Totally deaf, blind
Aylmer runner Gaston Bedard competes on world stage
As a competitive runner, nothing can stop 62 year-old Gaston Bedard—not even complete blindness and deafness. The Boston Marathon, April 20, will be his 16th full marathon since running his first in 1979. Mr. Bedard will be competing with “Team With a Vision”, a group of blind and sighted athletes who run the Boston Marathon every year to raise funds and awareness for the Massachusetts Association for the Blind and Visually Impaired. The group’s mission? To prove that with good support, people with disabilities can do anything.

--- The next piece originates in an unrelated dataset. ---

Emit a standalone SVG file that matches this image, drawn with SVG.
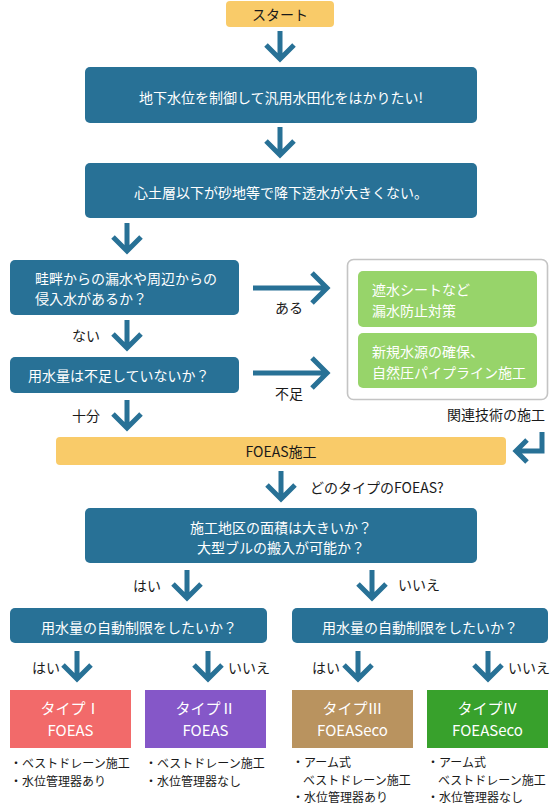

Third from left is Aylmer runner Gaston Bedard during a recent Ottawa Marathon. Photo: Archives
A retired elementary school teacher, Mr. Bedard has severe hearing loss and is totally blind, having suffered Usher syndrome with retinitis pigmentosa since childhood. He caught the running bug in the excitement of the 1976 Montreal Olympics, bought a pair of $4 running shoes at a bargain store, and began, eventually completing 15 marathons and numerous road races.
He interrupted competitive running for a decade of career and family obligations, and because his worsening vision made running alone in large road races very difficult. In 2008, he enlisted the help of Ken Clement, owner of Aylmer’s Florida Fitness, to get back on the fitness track. Despite his dreams of making a road-racing comeback, he was now nearly completely blind. He has to remove his two hearing aids when he runs, leaving him completely deaf.
Through plenty of creative thinking, he invented a tubing tether and found sighted guides, Christopher Yule and Melany Gauvin, who accompany him on his runs. In Boston, his son Marc will act as his “social facilitator”—his eyes and ears; Mr Yule and Ms Gauvin will run beside him. Mr. Bedard appreciates all this support, commenting, “When you have good people around you, it is amazing what you can do.”
The Massachusetts Association has fielded “Team With A Vision” in the Boston Marathon for 22 years, and the 119th running of this historical contest will feature many world-class athletes who compete on the global level, despite visual impairment. This year’s diverse team has runners from the U.S., Canada, France, the United Kingdom, and Hong Kong.